Pregi e difetti di questo attore in continua evoluzione vengono declinati attraverso lo sviluppo digitale, definendo così dei consumatori smart ma esigenti che, abituati agli acquisti online, pretendono lo stesso grado di servizio in store.
Uno spunto utile per delineare il quadro parte dallo studio del gruppo di consulenza CapGemini Consulting, che evidenzia alcuni dati:
- 3/4 dei 6000 consumatori intervistati vorrebbe controllare la disponibilità di un prodotto prima di spostarsi al punto vendita;
- il 40 % considera il recarvisi al pari di una mansione domestica;
- il 32 % preferirebbe lavare i piatti.
Quindi, tendenzialmente, il potenziale cliente si aspetterà che il prodotto di cui ha bisogno sia sempre disponibile, oppure che lo sforzo di visitare il punto vendita debba essere compensato da un’esperienza migliore rispetto allo shopping online o ai lavori di casa.
Una valida strada per rispondere al desiderio di un’esperienza d’acquisto appagante è rappresentata dallo smart retail, ovvero una serie di soluzioni applicative dedite a gestione, ottimizzazione e monitoraggio di determinati processi relativi al retail: uno tra tutti, il marketing.
Smart Retail: una possibilità concreta?
Secondo una ricerca condotta dall’Associazione Nazionale Coopertative Consumatori (ANCC) di COOP, il 93% dei consumatori intervistati ha dichiarato di essere incuriosito e pronto a sperimentare soluzioni innovative, in particolare:
- il 75% è interessato a supermercati intelligenti, senza code per pagare o la necessità di scansionare i codici a barre dei prodotti;
- il 58% vorrebbe provare i camerini virtuali che danno la possibilità di visualizzare un proprio avatar che indossa i vestiti desiderati;
- 45% utilizzerebbe la Realtà Virtuale [un esempio interessante può essere Ikea VR Experience;
La strada sembrerebbe spianata in quanto il 70% dei consumatori viene classificato come omnicanale (Nielsen 2016), nonostante i negozi fisici rimangano comunque un punto di riferimento per il 99% dei questi (Unione Nazionale Consumatori, 2016).
RETAIL: una corsa persa?
Considerando l’altro versante, c’è da chiedersi quanto la parte Retail stia sfruttando questa opportunità.
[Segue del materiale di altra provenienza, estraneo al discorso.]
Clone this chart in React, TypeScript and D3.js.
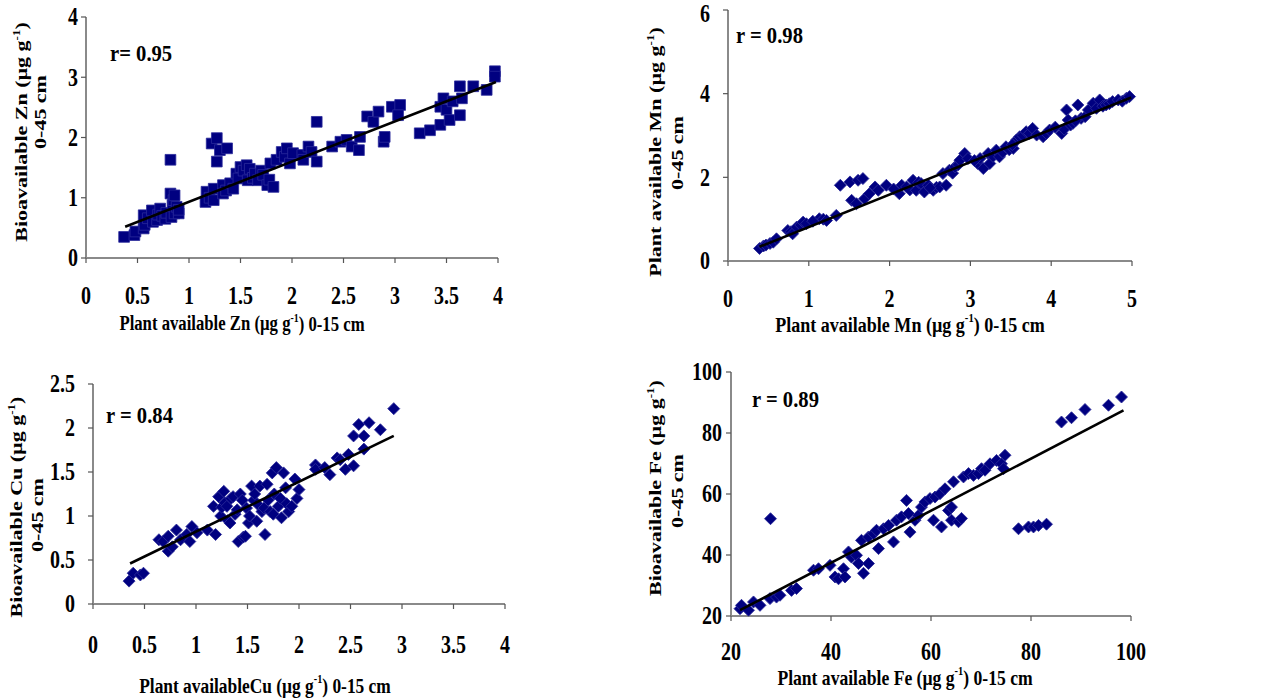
import React from 'react';
import * as d3 from 'd3';

// ---- data ----
const znPoints = [
  [0.37, 0.35], [0.47, 0.38], [0.48, 0.44], [0.56, 0.49], [0.57, 0.55], [0.56, 0.71], [0.6, 0.66],
  [0.64, 0.79], [0.65, 0.6], [0.69, 0.63], [0.7, 0.72], [0.72, 0.82], [0.74, 0.7], [0.77, 0.65],
  [0.78, 0.75], [0.82, 1.63], [0.82, 1.07], [0.83, 0.68], [0.84, 0.88], [0.85, 0.96], [0.86, 0.74],
  [0.86, 1.04], [0.88, 0.85], [0.9, 0.74], [0.9, 0.8], [1.16, 0.93], [1.17, 1.1], [1.2, 1.0],
  [1.24, 1.15], [1.24, 0.96], [1.22, 1.9], [1.27, 1.99], [1.27, 1.6], [1.3, 1.79], [1.37, 1.82],
  [1.33, 1.21], [1.33, 1.07], [1.36, 1.12], [1.4, 1.24], [1.43, 1.15], [1.46, 1.4], [1.48, 1.32],
  [1.5, 1.51], [1.53, 1.45], [1.56, 1.54], [1.57, 1.29], [1.59, 1.48], [1.62, 1.33], [1.64, 1.4],
  [1.67, 1.29], [1.7, 1.45], [1.72, 1.38], [1.76, 1.21], [1.78, 1.3], [1.79, 1.57], [1.82, 1.18],
  [1.85, 1.63], [1.9, 1.76], [1.93, 1.68], [1.95, 1.82], [1.98, 1.57], [2.01, 1.74], [2.1, 1.71],
  [2.11, 1.63], [2.16, 1.85], [2.19, 1.76], [2.24, 2.26], [2.24, 1.6], [2.39, 1.85], [2.47, 1.93],
  [2.53, 1.96], [2.58, 1.85], [2.65, 1.79], [2.66, 2.01], [2.73, 2.35], [2.79, 2.26], [2.84, 2.43],
  [2.89, 1.93], [2.9, 2.01], [2.97, 2.51], [3.05, 2.54], [3.03, 2.37], [3.24, 2.07], [3.34, 2.12],
  [3.44, 2.21], [3.44, 2.51], [3.47, 2.65], [3.5, 2.46], [3.53, 2.29], [3.56, 2.6], [3.63, 2.37],
  [3.63, 2.85], [3.65, 2.65], [3.76, 2.85], [3.89, 2.79], [3.97, 3.1], [3.97, 3.01],
];
const znTrend = [[0.38, 0.52], [3.98, 2.92]];

const mnPoints = [
  [0.39, 0.3], [0.44, 0.36], [0.47, 0.38], [0.52, 0.42], [0.56, 0.45], [0.6, 0.53], [0.74, 0.73],
  [0.78, 0.7], [0.8, 0.65], [0.85, 0.81], [0.9, 0.86], [0.93, 0.93], [0.97, 0.89], [1.13, 1.01],
  [1.18, 1.0], [1.22, 0.97], [1.34, 1.09], [1.39, 1.81], [1.51, 1.89], [1.53, 1.45], [1.61, 1.93],
  [1.67, 1.97], [1.59, 1.37], [1.69, 1.49], [1.75, 1.61], [1.82, 1.77], [1.86, 1.69], [1.96, 1.81],
  [2.12, 1.61], [2.15, 1.81], [2.21, 1.77], [2.25, 1.7], [2.29, 1.93], [2.33, 1.69], [2.36, 1.88],
  [2.39, 1.85], [2.43, 1.65], [2.48, 1.81], [2.54, 1.69], [2.58, 1.76], [2.62, 1.77], [2.66, 2.09],
  [2.7, 1.81], [2.74, 2.17], [2.78, 2.1], [2.81, 2.25], [2.85, 2.3], [2.87, 2.41], [2.93, 2.57],
  [2.97, 2.45], [3.09, 2.33], [3.12, 2.45], [3.16, 2.21], [3.22, 2.57], [3.24, 2.33], [3.28, 2.5],
  [3.32, 2.65], [3.36, 2.49], [3.4, 2.6], [3.44, 2.73], [3.48, 2.66], [3.53, 2.69], [3.57, 2.89],
  [3.61, 2.97], [3.65, 3.0], [3.69, 3.09], [3.73, 3.05], [3.77, 3.17], [3.82, 3.01], [3.9, 2.97],
  [3.94, 3.05], [3.98, 3.13], [4.13, 3.05], [4.16, 3.15], [4.19, 3.61], [4.21, 3.37], [4.24, 3.25],
  [4.27, 3.29], [4.33, 3.73], [4.37, 3.41], [4.42, 3.45], [4.46, 3.61], [4.52, 3.77], [4.56, 3.65],
  [4.6, 3.85], [4.64, 3.7], [4.68, 3.73], [4.72, 3.76], [4.76, 3.81], [4.83, 3.85], [4.88, 3.82],
  [4.93, 3.89], [4.97, 3.93], [1.05, 0.95], [2.05, 1.72], [2.5, 1.75], [3.05, 2.4], [3.52, 2.78],
  [4.05, 3.2], [4.3, 3.35],
];
const mnTrend = [[0.39, 0.34], [4.99, 3.91]];

const cuPoints = [
  [0.35, 0.26], [0.39, 0.35], [0.46, 0.33], [0.49, 0.35], [0.64, 0.73], [0.68, 0.71], [0.73, 0.77],
  [0.73, 0.6], [0.77, 0.65], [0.81, 0.84], [0.85, 0.73], [0.91, 0.79], [0.94, 0.71], [0.96, 0.88],
  [1.01, 0.81], [1.11, 0.84], [1.19, 0.79], [1.17, 1.11], [1.22, 1.22], [1.24, 1.0], [1.25, 1.1],
  [1.27, 1.28], [1.28, 1.15], [1.3, 1.11], [1.31, 0.95], [1.33, 0.92], [1.34, 1.2], [1.36, 1.22],
  [1.38, 1.02], [1.4, 1.07], [1.41, 0.71], [1.43, 1.25], [1.45, 1.18], [1.46, 0.76], [1.48, 0.77],
  [1.49, 1.09], [1.51, 0.92], [1.52, 1.0], [1.54, 1.34], [1.56, 1.18], [1.57, 1.25], [1.59, 0.94],
  [1.61, 1.12], [1.62, 1.34], [1.64, 1.05], [1.66, 1.09], [1.67, 0.79], [1.69, 1.36], [1.7, 1.18],
  [1.72, 1.05], [1.74, 1.49], [1.75, 1.02], [1.76, 1.25], [1.78, 1.55], [1.8, 1.11], [1.82, 1.2],
  [1.83, 0.98], [1.85, 1.49], [1.87, 1.32], [1.88, 1.14], [1.9, 1.05], [1.93, 1.11], [1.96, 1.42],
  [1.98, 1.2], [2.0, 1.3], [2.16, 1.58], [2.16, 1.53], [2.25, 1.55], [2.3, 1.47], [2.37, 1.66],
  [2.4, 1.64], [2.45, 1.53], [2.48, 1.7], [2.53, 1.57], [2.53, 1.91], [2.58, 2.04], [2.63, 1.91],
  [2.63, 1.76], [2.68, 2.06], [2.79, 1.98], [2.92, 2.22],
];
const cuTrend = [[0.36, 0.46], [2.92, 1.91]];

const fePoints = [
  [21.8, 22.4], [22.1, 23.5], [23.5, 21.9], [24.5, 24.6], [25.8, 23.5], [27.8, 25.7], [27.9, 51.9],
  [29.1, 26.2], [29.8, 26.8], [32.1, 28.4], [33.1, 29.0], [36.5, 35.0], [37.5, 35.5], [39.8, 36.6],
  [40.8, 32.8], [41.5, 32.2], [42.5, 35.5], [42.8, 32.8], [43.5, 41.0], [44.1, 39.3], [45.1, 39.9],
  [45.5, 37.2], [46.1, 44.8], [46.5, 34.0], [47.5, 37.2], [47.5, 45.9], [48.5, 47.0], [49.1, 48.1],
  [49.5, 42.1], [50.5, 48.6], [51.5, 49.7], [52.5, 44.3], [53.1, 51.4], [54.1, 52.5], [55.1, 57.9],
  [55.5, 53.6], [55.8, 47.5], [56.8, 51.4], [57.5, 53.0], [58.1, 55.7], [58.8, 57.4], [59.8, 58.5],
  [60.5, 51.4], [60.8, 59.0], [61.8, 60.1], [62.1, 49.2], [62.8, 61.7], [63.5, 54.6], [64.1, 55.7],
  [64.1, 51.4], [64.5, 64.0], [65.5, 50.9], [66.1, 52.0], [66.5, 65.6], [67.5, 66.7], [68.5, 66.1],
  [69.5, 66.7], [70.1, 68.3], [70.8, 67.8], [71.8, 69.9], [73.1, 71.0], [74.1, 69.9], [74.8, 72.7],
  [74.5, 68.3], [77.5, 48.6], [79.5, 49.2], [80.5, 49.2], [81.5, 49.7], [83.1, 50.1], [86.1, 83.6],
  [88.1, 85.0], [90.8, 87.7], [95.5, 89.1], [98.1, 91.8],
];
const feTrend = [[21.8, 21.9], [98.5, 87.4]];

const znXTicks = [0, 0.5, 1, 1.5, 2, 2.5, 3, 3.5, 4];
const znYTicks = [0, 1, 2, 3, 4];
const mnXTicks = [0, 1, 2, 3, 4, 5];
const mnYTicks = [0, 2, 4, 6];
const cuXTicks = [0, 0.5, 1, 1.5, 2, 2.5, 3, 3.5, 4];
const cuYTicks = [0, 0.5, 1, 1.5, 2, 2.5];
const feXTicks = [20, 40, 60, 80, 100];
const feYTicks = [20, 40, 60, 80, 100];

// ---- layout of the four panels ----
const panels = [
  {
    points: znPoints, trend: znTrend, marker: 'square', xTicks: znXTicks, yTicks: znYTicks,
    px: [86, 498], py: [258, 17], xLabY: 296, yLabX: 78,
    xTitle: ['Plant available Zn (µg g', '-1', ') 0-15 cm'], xTitlePos: [242, 323], xTitleSx: 0.76,
    yTitle: ['Bioavailable Zn (µg g', '-1', ')'], yTitlePos: [21, 132],
    y2Pos: [40, 112], r: 'r= 0.95', rPos: [110, 53],
  },
  {
    points: mnPoints, trend: mnTrend, marker: 'diamond', xTicks: mnXTicks, yTicks: mnYTicks,
    px: [728, 1132], py: [261, 10], xLabY: 299, yLabX: 710,
    xTitle: ['Plant available Mn (µg  g', '-1', ') 0-15 cm'], xTitlePos: [910, 324], xTitleSx: 0.82,
    yTitle: ['Plant available Mn (µg g', '-1', ')'], yTitlePos: [655, 152],
    y2Pos: [677, 153], r: 'r = 0.98', rPos: [736, 35],
  },
  {
    points: cuPoints, trend: cuTrend, marker: 'diamond', xTicks: cuXTicks, yTicks: cuYTicks,
    px: [93, 505], py: [604, 384], xLabY: 645, yLabX: 75,
    xTitle: ['Plant availableCu (µg g', '-1', ') 0-15 cm'], xTitlePos: [265, 685], xTitleSx: 0.79,
    yTitle: ['Bioavailable Cu (µg g', '-1', ')'], yTitlePos: [16, 507],
    y2Pos: [37, 515], r: 'r = 0.84', rPos: [106, 415],
  },
  {
    points: fePoints, trend: feTrend, marker: 'diamond', xTicks: feXTicks, yTicks: feYTicks,
    px: [731, 1131], py: [616, 372], xLabY: 652, yLabX: 722,
    xTitle: ['Plant available Fe (µg g', '-1', ') 0-15 cm'], xTitlePos: [905, 677], xTitleSx: 0.8,
    yTitle: ['Bioavailable Fe (µg g', '-1', ')'], yTitlePos: [655, 488],
    y2Pos: [677, 491], r: 'r = 0.89', rPos: [752, 399],
  },
];

const FONT = '"Liberation Serif", "Times New Roman", serif';
const SQX = 0.8; // the figure is squeezed horizontally

const squarePath = d3.symbol().type(d3.symbolSquare).size(115)()!;
const diamondPath = d3.symbol().type(d3.symbolSquare).size(72)()!;

function Panel({ p }: { p: any }) {
  const xs = d3.extent(p.xTicks) as [number, number];
  const ys = d3.extent(p.yTicks) as [number, number];
  const x = d3.scaleLinear().domain(xs).range(p.px);
  const y = d3.scaleLinear().domain(ys).range(p.py);
  const line = d3.line<number[]>().x(d => x(d[0])).y(d => y(d[1]));
  const axisY = y(ys[0]);
  const axisX = x(xs[0]);

  return (
    <g fontFamily={FONT} fontWeight="bold" fill="#000">
      {/* axes */}
      <line x1={axisX} x2={axisX} y1={y(ys[1])} y2={axisY} stroke="#8a8a8a" strokeWidth={2} />
      <line x1={axisX} x2={x(xs[1])} y1={axisY} y2={axisY} stroke="#8a8a8a" strokeWidth={2} />
      {p.yTicks.map((t: number) => (
        <g key={'yt' + t}>
          <line x1={axisX - 5} x2={axisX} y1={y(t)} y2={y(t)} stroke="#555" strokeWidth={1.2} />
          <text transform={`translate(${p.yLabX},${Math.max(y(t), 14)}) scale(${SQX},1)`} textAnchor="end"
            dominantBaseline="central" fontSize={25}>{t}</text>
        </g>
      ))}
      {p.xTicks.map((t: number) => (
        <g key={'xt' + t}>
          <line x1={x(t)} x2={x(t)} y1={axisY} y2={axisY + 5} stroke="#555" strokeWidth={1.2} />
          <text transform={`translate(${x(t)},${p.xLabY}) scale(${SQX},1)`} textAnchor="middle"
            dominantBaseline="central" fontSize={25}>{t}</text>
        </g>
      ))}

      {/* points */}
      {p.points.map((d: number[], i: number) => (
        <path key={i} d={p.marker === 'square' ? squarePath : diamondPath}
          transform={`translate(${x(d[0])},${y(d[1])})${p.marker === 'square' ? '' : ' rotate(45)'}`}
          fill="#000080" stroke="#2a2a9a" strokeWidth={0.8} />
      ))}

      {/* trend line */}
      <path d={line(p.trend)!} fill="none" stroke="#000" strokeWidth={2.6} />

      {/* r value */}
      <text transform={`translate(${p.rPos[0]},${p.rPos[1]}) scale(0.86,1)`} dominantBaseline="central"
        fontSize={24}>{p.r}</text>

      {/* x title */}
      <text transform={`translate(${p.xTitlePos[0]},${p.xTitlePos[1]}) scale(${p.xTitleSx},1)`}
        textAnchor="middle" dominantBaseline="central" fontSize={22}>
        {p.xTitle[0]}<tspan dy={-6} fontSize={13}>{p.xTitle[1]}</tspan><tspan dy={6}>{p.xTitle[2]}</tspan>
      </text>

      {/* y title, two lines */}
      <text transform={`translate(${p.yTitlePos[0]},${p.yTitlePos[1]}) scale(${SQX},1) rotate(-90)`}
        textAnchor="middle" dominantBaseline="central" fontSize={22}>
        {p.yTitle[0]}<tspan dy={-6} fontSize={13}>{p.yTitle[1]}</tspan><tspan dy={6}>{p.yTitle[2]}</tspan>
      </text>
      <text transform={`translate(${p.y2Pos[0]},${p.y2Pos[1]}) scale(${SQX},1) rotate(-90)`}
        textAnchor="middle" dominantBaseline="central" fontSize={22}>0-45 cm</text>
    </g>
  );
}

export default function App() {
  return (
    <svg width={1273} height={700} style={{ position: 'absolute', left: 0, top: 0, background: '#fff' }}>
      <rect width={1273} height={700} fill="#fff" />
      {panels.map((p, i) => <Panel key={i} p={p} />)}
    </svg>
  );
}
Benché vi siano tentativi interessanti, come il caso della VR di Ikea, la “corsa” sembra vinta dai consumatori. In altre parole i retailer non riescono a tenere il passo, soprattutto in Italia dove il mercato è storicamente caratterizzato da imprese e struttura distributiva polverizzati. Inoltre, pare esserci una certa avversione all’utilizzo di forme distributive diverse dagli store tradizionali (circa il 60% sul totale, Fonte: ANCC di COOP).
Secondo l’Osservatorio Innovazione Digitale nel Retail del Politecnico di Milano, lo sviluppo procede a rilento perché si investe poco e senza una strategia di fondo a supportare l’implementazione. In particolare sono due le aree di interesse: back-end e front-end.
Molta attenzione viene posta sulle attività di back-end, potenziando sistemi di CRM, fatturazione elettronica, o BI Analytics, con l’obiettivo di ottenere performance più efficienti.
Vengono invece tralasciate quelle dedite al front-end, che però godono di maggiori potenzialità in termini di fidelizzazione del cliente. Basti pensare ai possibili sviluppi della realtà aumentata nel campo dell’abbigliamento oppure alla costruzione di percorsi ottimizzati per il settore alimentare, considerando i dati forniti in precedenza sui desiderata dei consumatori.
In termini assoluti la spesa per l’innovazione tecnologica è davvero esigua: si parla di un 1% del fatturato, anche se gli investimenti sono in crescita [si va da un 15% nel 2015 ad un 17% nel 2016].
Infine, secondo il 58% dei retailer italiani la digitalizzazione si sta muovendo troppo lentamente (Fonte: CapGeminiConsulting), perché molto spesso non si riesce a calcolare il ritorno in termini di investimento oppure, nonostante si investa in tecnologia, lo si fa per innovazioni considerate secondarie dal consumatore.
Tirando le somme…
Il quadro che viene a delinearsi risulta chiaro: è necessario che il Retail capisca che un investimento per lo sviluppo digitale, con la giusta strategia di fondo, può fare la differenza nel proprio business. E’ possibile anche partire con passi davvero piccoli, come la semplice installazione di postazioni di ricarica per gli smartphone in store che ha riscosso un discreto successo.
Per quanto riguarda il consumatore, i dati suggeriscono quanto sia pronto e disponibile a sperimentare nuove soluzioni che rendano la sua esperienza d’acquisto appagante; in sostanza non ci si dovrà più limitare al soddisfare dei bisogni, piuttosto sarà necessario contribuire ad alimentare e realizzare dei sogni.